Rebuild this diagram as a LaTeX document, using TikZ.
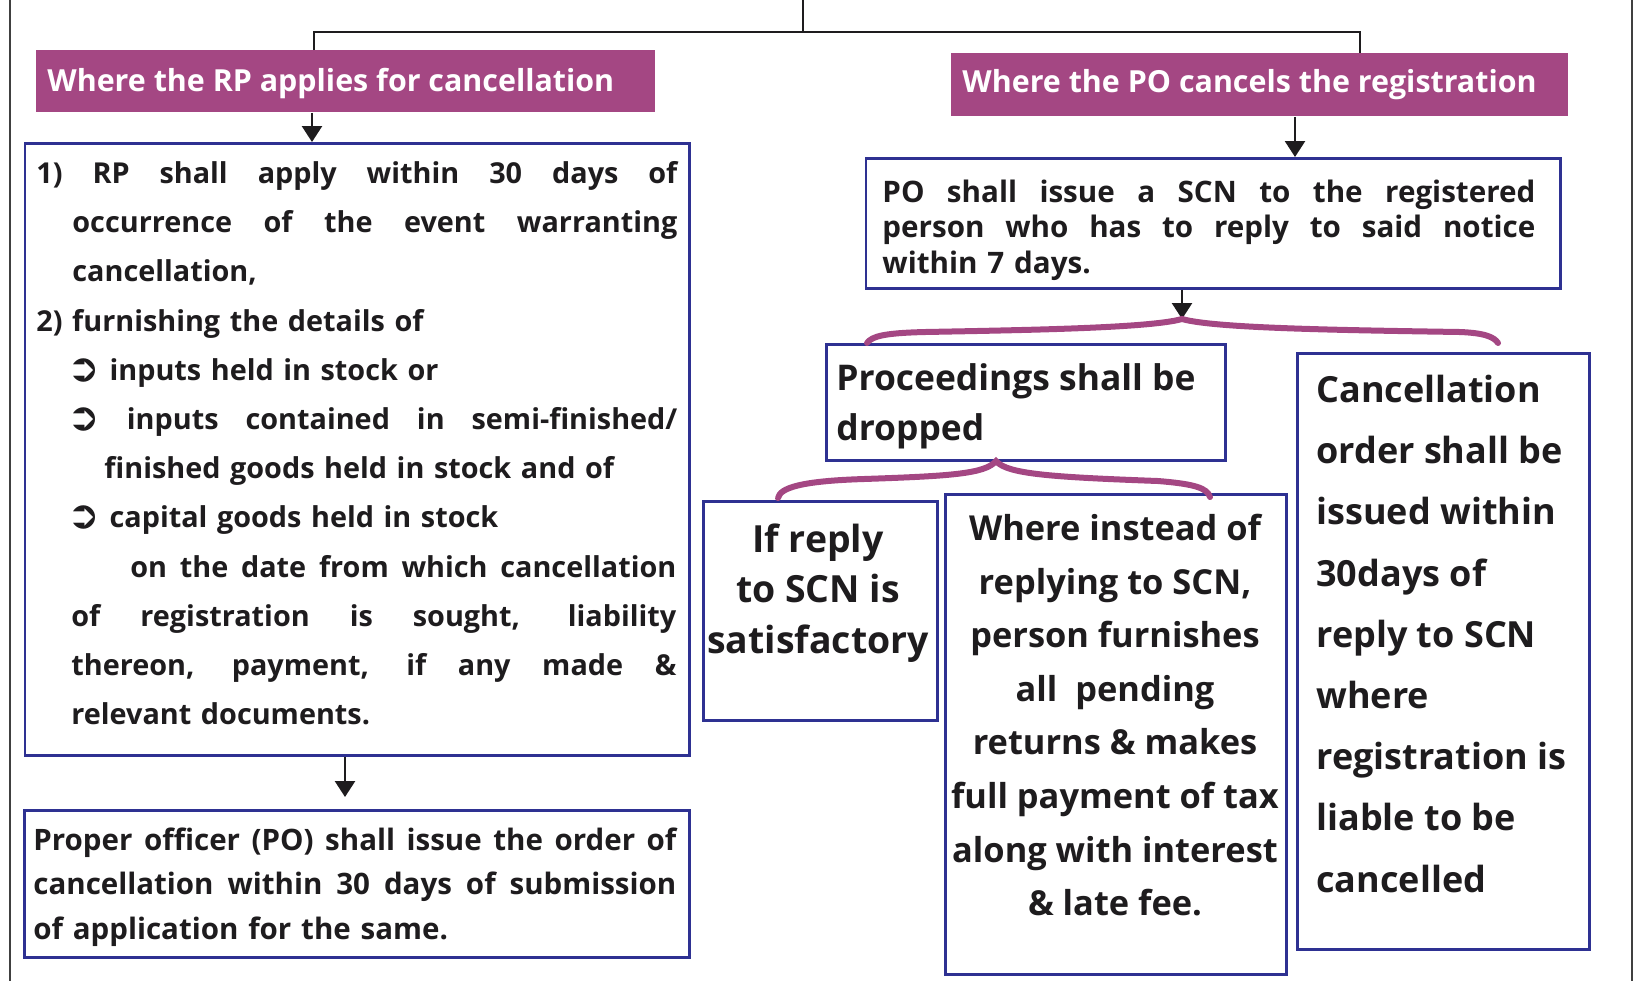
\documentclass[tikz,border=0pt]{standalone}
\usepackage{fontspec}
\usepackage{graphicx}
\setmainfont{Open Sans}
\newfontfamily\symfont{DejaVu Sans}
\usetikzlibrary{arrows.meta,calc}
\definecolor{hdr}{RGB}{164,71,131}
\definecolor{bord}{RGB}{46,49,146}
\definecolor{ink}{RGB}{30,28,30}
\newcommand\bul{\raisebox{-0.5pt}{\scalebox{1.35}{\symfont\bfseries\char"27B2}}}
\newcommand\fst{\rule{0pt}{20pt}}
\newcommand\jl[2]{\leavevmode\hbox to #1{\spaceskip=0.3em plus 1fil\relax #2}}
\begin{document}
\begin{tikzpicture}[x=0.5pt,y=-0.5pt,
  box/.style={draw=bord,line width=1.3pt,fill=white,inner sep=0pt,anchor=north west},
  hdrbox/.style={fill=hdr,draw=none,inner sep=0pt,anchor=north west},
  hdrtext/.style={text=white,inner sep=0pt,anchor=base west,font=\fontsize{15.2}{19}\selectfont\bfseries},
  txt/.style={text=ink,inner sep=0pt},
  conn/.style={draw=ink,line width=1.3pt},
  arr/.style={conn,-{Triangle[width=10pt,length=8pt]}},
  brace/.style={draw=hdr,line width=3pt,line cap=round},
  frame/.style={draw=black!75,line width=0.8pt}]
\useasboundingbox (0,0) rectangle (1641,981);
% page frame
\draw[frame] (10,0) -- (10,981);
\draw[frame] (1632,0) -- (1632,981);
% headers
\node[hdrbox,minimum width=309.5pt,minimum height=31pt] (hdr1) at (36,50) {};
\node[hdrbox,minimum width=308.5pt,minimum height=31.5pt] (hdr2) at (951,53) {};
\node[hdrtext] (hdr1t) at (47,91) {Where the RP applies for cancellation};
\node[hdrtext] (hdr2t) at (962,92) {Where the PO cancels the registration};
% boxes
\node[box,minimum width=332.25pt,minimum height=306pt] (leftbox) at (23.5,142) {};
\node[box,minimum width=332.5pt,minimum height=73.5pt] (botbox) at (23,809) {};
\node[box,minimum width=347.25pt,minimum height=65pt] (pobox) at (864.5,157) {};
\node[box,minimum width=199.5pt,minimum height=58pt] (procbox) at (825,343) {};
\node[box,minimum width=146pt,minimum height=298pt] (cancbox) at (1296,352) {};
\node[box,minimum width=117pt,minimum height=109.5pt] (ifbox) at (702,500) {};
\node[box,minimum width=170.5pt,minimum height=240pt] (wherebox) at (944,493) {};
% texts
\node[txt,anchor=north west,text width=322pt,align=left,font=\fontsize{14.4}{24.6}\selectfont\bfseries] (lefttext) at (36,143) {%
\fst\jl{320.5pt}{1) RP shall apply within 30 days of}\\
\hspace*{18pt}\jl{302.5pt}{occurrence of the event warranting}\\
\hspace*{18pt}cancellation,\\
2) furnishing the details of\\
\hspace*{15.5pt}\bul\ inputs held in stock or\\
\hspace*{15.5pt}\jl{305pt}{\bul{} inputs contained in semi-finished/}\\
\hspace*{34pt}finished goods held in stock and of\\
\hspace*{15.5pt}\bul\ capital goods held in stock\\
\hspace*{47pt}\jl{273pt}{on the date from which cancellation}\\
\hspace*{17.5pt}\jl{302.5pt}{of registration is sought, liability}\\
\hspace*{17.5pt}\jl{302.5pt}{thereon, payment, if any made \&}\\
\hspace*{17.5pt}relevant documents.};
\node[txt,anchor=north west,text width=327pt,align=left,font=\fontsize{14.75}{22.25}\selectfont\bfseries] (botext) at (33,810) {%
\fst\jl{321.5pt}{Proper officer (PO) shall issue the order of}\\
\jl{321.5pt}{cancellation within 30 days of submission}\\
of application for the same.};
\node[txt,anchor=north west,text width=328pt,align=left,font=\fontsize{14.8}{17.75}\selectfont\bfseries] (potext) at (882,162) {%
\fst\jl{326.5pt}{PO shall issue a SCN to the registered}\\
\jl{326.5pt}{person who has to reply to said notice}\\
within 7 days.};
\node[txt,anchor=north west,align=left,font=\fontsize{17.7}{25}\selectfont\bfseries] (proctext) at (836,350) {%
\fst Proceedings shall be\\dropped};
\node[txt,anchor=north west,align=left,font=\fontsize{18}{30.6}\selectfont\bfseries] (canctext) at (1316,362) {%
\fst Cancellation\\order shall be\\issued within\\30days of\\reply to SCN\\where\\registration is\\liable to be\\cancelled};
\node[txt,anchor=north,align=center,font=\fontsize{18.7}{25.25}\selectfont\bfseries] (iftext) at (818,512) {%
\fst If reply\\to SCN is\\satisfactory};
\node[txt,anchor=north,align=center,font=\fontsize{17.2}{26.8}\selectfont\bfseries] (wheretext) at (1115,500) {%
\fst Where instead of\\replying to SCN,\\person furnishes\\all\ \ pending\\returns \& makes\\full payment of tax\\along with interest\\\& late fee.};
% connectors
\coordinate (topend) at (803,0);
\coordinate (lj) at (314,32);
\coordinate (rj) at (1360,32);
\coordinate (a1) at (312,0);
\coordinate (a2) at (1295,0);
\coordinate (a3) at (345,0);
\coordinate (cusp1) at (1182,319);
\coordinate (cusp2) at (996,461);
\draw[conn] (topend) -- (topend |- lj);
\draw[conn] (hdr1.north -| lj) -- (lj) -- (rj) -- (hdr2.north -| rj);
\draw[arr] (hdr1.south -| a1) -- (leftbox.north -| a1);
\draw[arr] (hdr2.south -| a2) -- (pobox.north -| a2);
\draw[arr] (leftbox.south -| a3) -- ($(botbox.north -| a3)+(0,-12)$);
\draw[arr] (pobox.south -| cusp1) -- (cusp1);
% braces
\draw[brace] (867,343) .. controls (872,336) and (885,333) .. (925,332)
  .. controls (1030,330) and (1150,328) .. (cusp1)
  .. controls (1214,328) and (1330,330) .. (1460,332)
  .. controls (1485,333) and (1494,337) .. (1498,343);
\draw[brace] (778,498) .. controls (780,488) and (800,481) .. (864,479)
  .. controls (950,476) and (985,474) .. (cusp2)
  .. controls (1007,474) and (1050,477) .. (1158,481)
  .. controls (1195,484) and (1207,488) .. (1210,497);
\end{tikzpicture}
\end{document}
+++
Reproduce the whole listing exactly, but not the images in it.

*Solved problem*
Rebuild this diagram as a LaTeX document, using TikZ.
\documentclass[tikz,border=0pt]{standalone}
\usepackage{fontspec}
\usepackage{graphicx}
\setmainfont{Open Sans}
\newfontfamily\symfont{DejaVu Sans}
\usetikzlibrary{arrows.meta,calc}
\definecolor{hdr}{RGB}{164,71,131}
\definecolor{bord}{RGB}{46,49,146}
\definecolor{ink}{RGB}{30,28,30}
\newcommand\bul{\raisebox{-0.5pt}{\scalebox{1.35}{\symfont\bfseries\char"27B2}}}
\newcommand\fst{\rule{0pt}{20pt}}
\newcommand\jl[2]{\leavevmode\hbox to #1{\spaceskip=0.3em plus 1fil\relax #2}}
\begin{document}
\begin{tikzpicture}[x=0.5pt,y=-0.5pt,
  box/.style={draw=bord,line width=1.3pt,fill=white,inner sep=0pt,anchor=north west},
  hdrbox/.style={fill=hdr,draw=none,inner sep=0pt,anchor=north west},
  hdrtext/.style={text=white,inner sep=0pt,anchor=base west,font=\fontsize{15.2}{19}\selectfont\bfseries},
  txt/.style={text=ink,inner sep=0pt},
  conn/.style={draw=ink,line width=1.3pt},
  arr/.style={conn,-{Triangle[width=10pt,length=8pt]}},
  brace/.style={draw=hdr,line width=3pt,line cap=round},
  frame/.style={draw=black!75,line width=0.8pt}]
\useasboundingbox (0,0) rectangle (1641,981);
% page frame
\draw[frame] (10,0) -- (10,981);
\draw[frame] (1632,0) -- (1632,981);
% headers
\node[hdrbox,minimum width=309.5pt,minimum height=31pt] (hdr1) at (36,50) {};
\node[hdrbox,minimum width=308.5pt,minimum height=31.5pt] (hdr2) at (951,53) {};
\node[hdrtext] (hdr1t) at (47,91) {Where the RP applies for cancellation};
\node[hdrtext] (hdr2t) at (962,92) {Where the PO cancels the registration};
% boxes
\node[box,minimum width=332.25pt,minimum height=306pt] (leftbox) at (23.5,142) {};
\node[box,minimum width=332.5pt,minimum height=73.5pt] (botbox) at (23,809) {};
\node[box,minimum width=347.25pt,minimum height=65pt] (pobox) at (864.5,157) {};
\node[box,minimum width=199.5pt,minimum height=58pt] (procbox) at (825,343) {};
\node[box,minimum width=146pt,minimum height=298pt] (cancbox) at (1296,352) {};
\node[box,minimum width=117pt,minimum height=109.5pt] (ifbox) at (702,500) {};
\node[box,minimum width=170.5pt,minimum height=240pt] (wherebox) at (944,493) {};
% texts
\node[txt,anchor=north west,text width=322pt,align=left,font=\fontsize{14.4}{24.6}\selectfont\bfseries] (lefttext) at (36,143) {%
\fst\jl{320.5pt}{1) RP shall apply within 30 days of}\\
\hspace*{18pt}\jl{302.5pt}{occurrence of the event warranting}\\
\hspace*{18pt}cancellation,\\
2) furnishing the details of\\
\hspace*{15.5pt}\bul\ inputs held in stock or\\
\hspace*{15.5pt}\jl{305pt}{\bul{} inputs contained in semi-finished/}\\
\hspace*{34pt}finished goods held in stock and of\\
\hspace*{15.5pt}\bul\ capital goods held in stock\\
\hspace*{47pt}\jl{273pt}{on the date from which cancellation}\\
\hspace*{17.5pt}\jl{302.5pt}{of registration is sought, liability}\\
\hspace*{17.5pt}\jl{302.5pt}{thereon, payment, if any made \&}\\
\hspace*{17.5pt}relevant documents.};
\node[txt,anchor=north west,text width=327pt,align=left,font=\fontsize{14.75}{22.25}\selectfont\bfseries] (botext) at (33,810) {%
\fst\jl{321.5pt}{Proper officer (PO) shall issue the order of}\\
\jl{321.5pt}{cancellation within 30 days of submission}\\
of application for the same.};
\node[txt,anchor=north west,text width=328pt,align=left,font=\fontsize{14.8}{17.75}\selectfont\bfseries] (potext) at (882,162) {%
\fst\jl{326.5pt}{PO shall issue a SCN to the registered}\\
\jl{326.5pt}{person who has to reply to said notice}\\
within 7 days.};
\node[txt,anchor=north west,align=left,font=\fontsize{17.7}{25}\selectfont\bfseries] (proctext) at (836,350) {%
\fst Proceedings shall be\\dropped};
\node[txt,anchor=north west,align=left,font=\fontsize{18}{30.6}\selectfont\bfseries] (canctext) at (1316,362) {%
\fst Cancellation\\order shall be\\issued within\\30days of\\reply to SCN\\where\\registration is\\liable to be\\cancelled};
\node[txt,anchor=north,align=center,font=\fontsize{18.7}{25.25}\selectfont\bfseries] (iftext) at (818,512) {%
\fst If reply\\to SCN is\\satisfactory};
\node[txt,anchor=north,align=center,font=\fontsize{17.2}{26.8}\selectfont\bfseries] (wheretext) at (1115,500) {%
\fst Where instead of\\replying to SCN,\\person furnishes\\all\ \ pending\\returns \& makes\\full payment of tax\\along with interest\\\& late fee.};
% connectors
\coordinate (topend) at (803,0);
\coordinate (lj) at (314,32);
\coordinate (rj) at (1360,32);
\coordinate (a1) at (312,0);
\coordinate (a2) at (1295,0);
\coordinate (a3) at (345,0);
\coordinate (cusp1) at (1182,319);
\coordinate (cusp2) at (996,461);
\draw[conn] (topend) -- (topend |- lj);
\draw[conn] (hdr1.north -| lj) -- (lj) -- (rj) -- (hdr2.north -| rj);
\draw[arr] (hdr1.south -| a1) -- (leftbox.north -| a1);
\draw[arr] (hdr2.south -| a2) -- (pobox.north -| a2);
\draw[arr] (leftbox.south -| a3) -- ($(botbox.north -| a3)+(0,-12)$);
\draw[arr] (pobox.south -| cusp1) -- (cusp1);
% braces
\draw[brace] (867,343) .. controls (872,336) and (885,333) .. (925,332)
  .. controls (1030,330) and (1150,328) .. (cusp1)
  .. controls (1214,328) and (1330,330) .. (1460,332)
  .. controls (1485,333) and (1494,337) .. (1498,343);
\draw[brace] (778,498) .. controls (780,488) and (800,481) .. (864,479)
  .. controls (950,476) and (985,474) .. (cusp2)
  .. controls (1007,474) and (1050,477) .. (1158,481)
  .. controls (1195,484) and (1207,488) .. (1210,497);
\end{tikzpicture}
\end{document}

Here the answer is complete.